❷株の比率は、ディック(とそのパートナー)が50%、エプスタインが10%、ジョンが20%、ポールが20%というモノでした。(このめちゃくちゃな契約が後々大変なことにつながります。)
③1965年、節税のために「ノーザン・ソングス」株式公開
ディック側が37.5%、ジョンとポールはそれぞれ15%に低下。
④1967年、ブライアン・エプスタイン死去
ジョンとポールはディック側の分を買い取ろうとしますが失敗。
⑤ディックたちは放送メディアのATV(Associated Television)に自分たちの権利(88曲分)を売却
⑥1969年ビートルズ側が所有している版権もATVに売却
1973年までの毎年ノルマ6曲を破棄することと引き換えに、ビートルズ側が所有している版権をATVに売却します。バンドの崩壊期だったんですね。これ取引を成立させたのが、アレン・クラインというのも、どこかきな臭い話です。
1971年、ビートルズは解散します。
⑦1980年、ジョン・レノン死去。
⑧1981年、ATVが大富豪ロバート・ホームズに買収される
この時、ポールはヨーコとともに版権を買い戻す話がきますが、折半代金をヨーコが値切り、決裂します。この時、ポールは自分だけで買うこともできましたが、ジョンがなくなって日が浅いこともあり、それは憚られたといいます。
⑨音楽に興味のないロバートはATVのミュージック部門を売りに出す
ここでも再びポールに買い戻しのチャンスがやってきますが、「高すぎる」を理由に断ります。

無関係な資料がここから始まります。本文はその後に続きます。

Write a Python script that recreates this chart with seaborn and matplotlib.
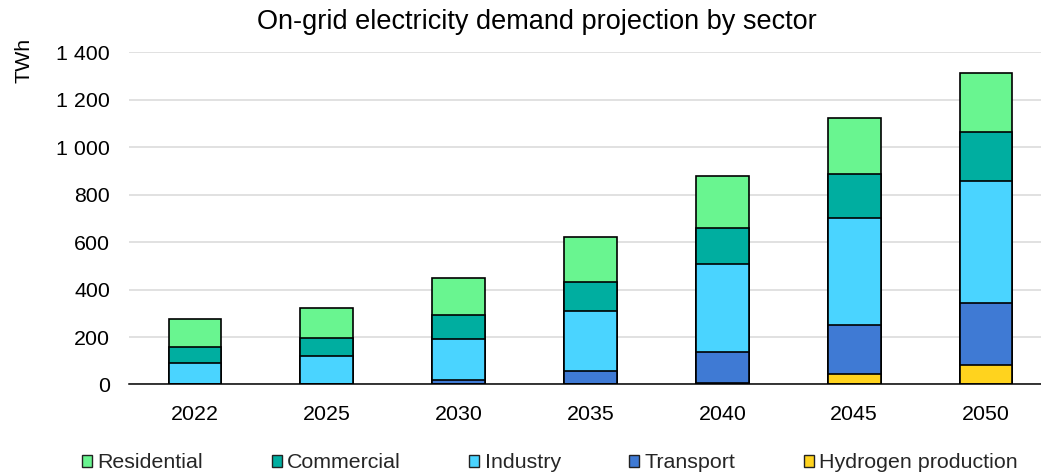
import matplotlib
matplotlib.use("Agg")
import matplotlib.pyplot as plt
from matplotlib.patches import Patch
from matplotlib.ticker import FuncFormatter, FixedLocator
import numpy as np
import pandas as pd
import seaborn as sns

# ------------------------------------------------------------
# Data (TWh)
# ------------------------------------------------------------
years = ["2022", "2025", "2030", "2035", "2040", "2045", "2050"]
hydrogen = [0, 0, 0, 0, 7, 44, 83]
transport = [1, 2, 17, 58, 130, 205, 260]
industry = [88, 118, 176, 253, 370, 453, 513]
commercial = [68, 77, 98, 122, 153, 183, 207]
residential = [117, 124, 159, 188, 219, 236, 250]

sectors = ["Hydrogen production", "Transport", "Industry", "Commercial", "Residential"]
colors = {
    "Residential": "#69F590",
    "Commercial": "#00AEA0",
    "Industry": "#4AD4FF",
    "Transport": "#3F7AD4",
    "Hydrogen production": "#FFD31E",
}

df = pd.DataFrame({
    "year": years,
    "Hydrogen production": hydrogen,
    "Transport": transport,
    "Industry": industry,
    "Commercial": commercial,
    "Residential": residential,
})

# cumulative tops for stacking (bottom -> top)
cum = df[sectors].cumsum(axis=1)
cum["year"] = df["year"]

# ------------------------------------------------------------
# Style
# ------------------------------------------------------------
sns.set_style("white")
plt.rcParams["font.family"] = ["Liberation Sans", "DejaVu Sans"]
FS = 15.4

fig = plt.figure(figsize=(10.41, 4.72), dpi=100)
ax = fig.add_axes([0.1239, 0.1854, 1 - 0.1239, 0.7038])

# draw tallest first so each lower segment overlays it
for sector in reversed(sectors):
    sns.barplot(
        data=cum, x="year", y=sector, order=years,
        color=colors[sector], saturation=1, width=0.4,
        edgecolor="black", linewidth=1.2, ax=ax, zorder=3,
    )

ax.set_ylim(0, 1400)
ax.set_xlim(-0.5, 6.417)
ax.set_yticks(np.arange(0, 1401, 200))
ax.yaxis.set_major_formatter(FuncFormatter(lambda v, p: f"{int(v):,}".replace(",", " ")))
ax.grid(axis="y", color="#d9d9d9", linewidth=1.1, zorder=0)
ax.set_axisbelow(True)
ax.set_xlabel("")
ax.set_ylabel("")

for s in ["top", "right", "left"]:
    ax.spines[s].set_visible(False)
ax.spines["bottom"].set_color("black")
ax.spines["bottom"].set_linewidth(1.1)
ax.spines["bottom"].set_zorder(5)

ax.tick_params(axis="y", length=0, pad=13.5, labelsize=FS, labelcolor="black")
ax.tick_params(axis="x", which="major", length=0, pad=15, labelsize=FS, labelcolor="black")
ax.xaxis.set_minor_locator(FixedLocator(np.arange(-0.5, 6.0, 1.0)))
ax.tick_params(axis="x", which="minor", length=5.5, width=1.1, color="black", direction="out")

# title and unit label
fig.text(537 / 1041, 1 - 22 / 472, "On-grid electricity demand projection by sector",
         ha="center", va="center", fontsize=19.5, color="black")
fig.text(24 / 1041, 1 - 60 / 472, "TWh", rotation=90,
         ha="center", va="center", fontsize=FS, color="black")

# legend
legend_order = ["Residential", "Commercial", "Industry", "Transport", "Hydrogen production"]
handles = [Patch(facecolor=colors[s], edgecolor="#222222", linewidth=1.0, label=s)
           for s in legend_order]
fig.legend(
    handles=handles, loc="center", bbox_to_anchor=(550 / 1041, 1 - 463 / 472),
    ncol=5, frameon=False, fontsize=FS, handlelength=0.47, handleheight=0.47,
    handletextpad=0.25, columnspacing=3.2, borderpad=0, borderaxespad=0,
)

fig.savefig("out.png", dpi=100)
plt.close(fig)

⑩1985年、マイケル・ジャクソンがATVを買い取る
「スリラー」(1982年)のヒットなどで波に乗っていたマイケル・ジャクソンがATVを買い取ります。その数年前「版権ビジネス」をマイケルに教えたのがポールだったというのですから皮肉です。
↑ポールとマイケルの共作「Say Say Say」(1983年)。一時は深く交流のあった二人ですが、版権をマイケルが買い取ったことを、ポールはあまり良くは思っていなかったようです。
⑪金銭難でATVに権利の半分を譲渡
マイケルとATVが50%ずつ合同出資を行い版権管理会社(ソニー/ATV)を設立。以後、マイケルはATVから報酬をもらうという形になり、版権自体はソニー/ATVのものとなります。
⑫2009年、マイケル・ジャクソン死去
このとき、マイケルが残していた遺書には「版権をポールに戻す」という記載があったそうですが、そもそも既に権利はマイケルからATVに移っていたため実現しませんでした。
⑬発売から56年経過した曲たちがポールに戻り始める
冒頭で書いた通り、
1978年以降に制作されたコンテンツの著作権は56年後に作曲者の元に戻る
という憲法が作用し始め、徐々にポールに版権が戻っています。
まとめ
自分たちの曲なのに、権利がない。これは辛いことです。
彼らはプロですからね。
ですが、それならば最初の「ノーザン・ソングス」の契約にきちんと注意すべきでした。
当時まだ20代前半だったジョンとポールは、ろくに契約書を読まずにサインしてしまったそうです。
私たちも契約事には、しっかりと気を付けていきたいものです(規模が全然違うけど)。